(Exercise instructions) Search the listing below for the word "matplotlib" and copy each line that holds it.
::::::::
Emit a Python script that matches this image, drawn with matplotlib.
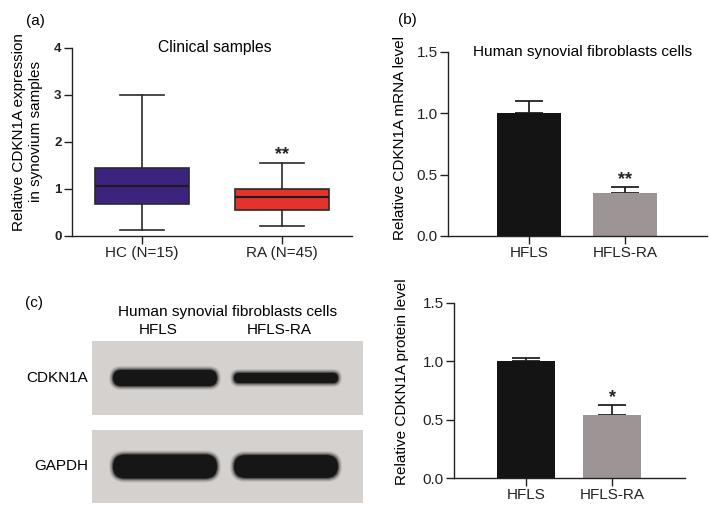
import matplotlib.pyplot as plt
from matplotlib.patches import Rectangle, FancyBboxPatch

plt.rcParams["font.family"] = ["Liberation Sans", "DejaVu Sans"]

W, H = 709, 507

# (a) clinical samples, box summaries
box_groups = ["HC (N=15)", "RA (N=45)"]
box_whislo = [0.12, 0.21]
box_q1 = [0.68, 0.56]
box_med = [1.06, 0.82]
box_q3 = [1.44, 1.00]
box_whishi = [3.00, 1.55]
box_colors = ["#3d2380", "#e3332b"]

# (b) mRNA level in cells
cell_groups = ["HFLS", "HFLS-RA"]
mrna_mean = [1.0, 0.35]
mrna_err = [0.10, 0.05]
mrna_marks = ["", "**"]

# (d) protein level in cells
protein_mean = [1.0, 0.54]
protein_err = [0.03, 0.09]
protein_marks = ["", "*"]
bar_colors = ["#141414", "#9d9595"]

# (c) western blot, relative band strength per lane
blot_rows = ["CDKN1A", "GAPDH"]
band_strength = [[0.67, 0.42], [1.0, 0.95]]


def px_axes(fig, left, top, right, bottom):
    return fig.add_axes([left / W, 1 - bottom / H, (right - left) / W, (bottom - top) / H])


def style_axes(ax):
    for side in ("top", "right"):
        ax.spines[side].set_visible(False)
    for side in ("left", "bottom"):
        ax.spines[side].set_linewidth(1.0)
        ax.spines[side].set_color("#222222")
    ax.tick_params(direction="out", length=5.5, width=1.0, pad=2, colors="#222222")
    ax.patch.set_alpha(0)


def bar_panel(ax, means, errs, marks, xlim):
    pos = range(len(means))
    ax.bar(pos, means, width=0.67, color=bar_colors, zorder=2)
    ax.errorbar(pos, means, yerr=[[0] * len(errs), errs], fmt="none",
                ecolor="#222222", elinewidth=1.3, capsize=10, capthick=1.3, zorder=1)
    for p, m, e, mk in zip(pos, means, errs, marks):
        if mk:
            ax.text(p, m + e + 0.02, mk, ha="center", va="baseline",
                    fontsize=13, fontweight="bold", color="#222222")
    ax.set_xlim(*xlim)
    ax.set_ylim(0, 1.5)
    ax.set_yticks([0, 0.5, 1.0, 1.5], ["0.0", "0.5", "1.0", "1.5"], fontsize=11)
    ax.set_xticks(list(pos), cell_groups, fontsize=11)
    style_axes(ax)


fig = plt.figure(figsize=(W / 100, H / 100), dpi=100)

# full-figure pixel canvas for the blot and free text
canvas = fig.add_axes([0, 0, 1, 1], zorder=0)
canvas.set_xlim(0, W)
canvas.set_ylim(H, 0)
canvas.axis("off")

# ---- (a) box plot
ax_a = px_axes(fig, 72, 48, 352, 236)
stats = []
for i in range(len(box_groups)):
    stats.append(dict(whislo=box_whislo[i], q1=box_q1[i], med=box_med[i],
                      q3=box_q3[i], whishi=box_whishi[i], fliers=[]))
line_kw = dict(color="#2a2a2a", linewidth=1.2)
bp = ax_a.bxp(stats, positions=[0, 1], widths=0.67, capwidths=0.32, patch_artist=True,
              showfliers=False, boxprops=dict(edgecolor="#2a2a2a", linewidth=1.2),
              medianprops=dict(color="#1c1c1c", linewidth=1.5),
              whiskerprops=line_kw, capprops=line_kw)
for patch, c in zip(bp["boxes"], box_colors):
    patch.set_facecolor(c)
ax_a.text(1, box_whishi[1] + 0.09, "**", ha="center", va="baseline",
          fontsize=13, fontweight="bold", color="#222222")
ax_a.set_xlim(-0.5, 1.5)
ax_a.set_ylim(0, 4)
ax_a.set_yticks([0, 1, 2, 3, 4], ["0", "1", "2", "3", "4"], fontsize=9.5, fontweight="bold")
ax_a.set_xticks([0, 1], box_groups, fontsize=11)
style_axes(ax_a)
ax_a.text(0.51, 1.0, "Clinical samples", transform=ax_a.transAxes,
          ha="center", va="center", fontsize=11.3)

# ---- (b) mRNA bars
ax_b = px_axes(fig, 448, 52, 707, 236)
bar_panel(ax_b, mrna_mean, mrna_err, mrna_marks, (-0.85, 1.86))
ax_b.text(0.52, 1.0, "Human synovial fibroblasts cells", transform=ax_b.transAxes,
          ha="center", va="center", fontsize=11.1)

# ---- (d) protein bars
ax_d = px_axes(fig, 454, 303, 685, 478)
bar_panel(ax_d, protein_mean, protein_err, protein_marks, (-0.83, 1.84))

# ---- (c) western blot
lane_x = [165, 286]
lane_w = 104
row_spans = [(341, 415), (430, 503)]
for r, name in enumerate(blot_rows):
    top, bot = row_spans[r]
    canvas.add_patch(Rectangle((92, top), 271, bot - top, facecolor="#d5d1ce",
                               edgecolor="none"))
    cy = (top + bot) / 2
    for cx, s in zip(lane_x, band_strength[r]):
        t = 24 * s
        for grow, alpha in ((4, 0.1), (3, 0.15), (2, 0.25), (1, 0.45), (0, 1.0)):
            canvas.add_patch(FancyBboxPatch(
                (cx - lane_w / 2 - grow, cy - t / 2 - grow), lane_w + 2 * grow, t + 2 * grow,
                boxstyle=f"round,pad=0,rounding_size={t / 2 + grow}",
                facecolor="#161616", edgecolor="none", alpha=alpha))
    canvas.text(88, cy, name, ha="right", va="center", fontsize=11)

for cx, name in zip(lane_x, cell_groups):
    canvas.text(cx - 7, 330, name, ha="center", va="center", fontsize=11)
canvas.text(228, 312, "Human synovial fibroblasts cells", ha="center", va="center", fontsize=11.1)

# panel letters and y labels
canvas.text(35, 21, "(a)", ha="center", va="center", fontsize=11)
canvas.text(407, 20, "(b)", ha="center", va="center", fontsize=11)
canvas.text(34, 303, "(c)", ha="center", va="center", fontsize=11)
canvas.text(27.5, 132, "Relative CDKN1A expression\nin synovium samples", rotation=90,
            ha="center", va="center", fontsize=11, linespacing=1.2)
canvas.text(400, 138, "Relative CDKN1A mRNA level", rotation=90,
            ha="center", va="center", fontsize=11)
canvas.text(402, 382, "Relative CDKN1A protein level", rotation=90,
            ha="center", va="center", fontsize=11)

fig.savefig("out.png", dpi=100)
::::::::
(Written response)
Emit a Python script that matches this image, drawn with matplotlib.
import matplotlib.pyplot as plt
from matplotlib.patches import Rectangle, FancyBboxPatch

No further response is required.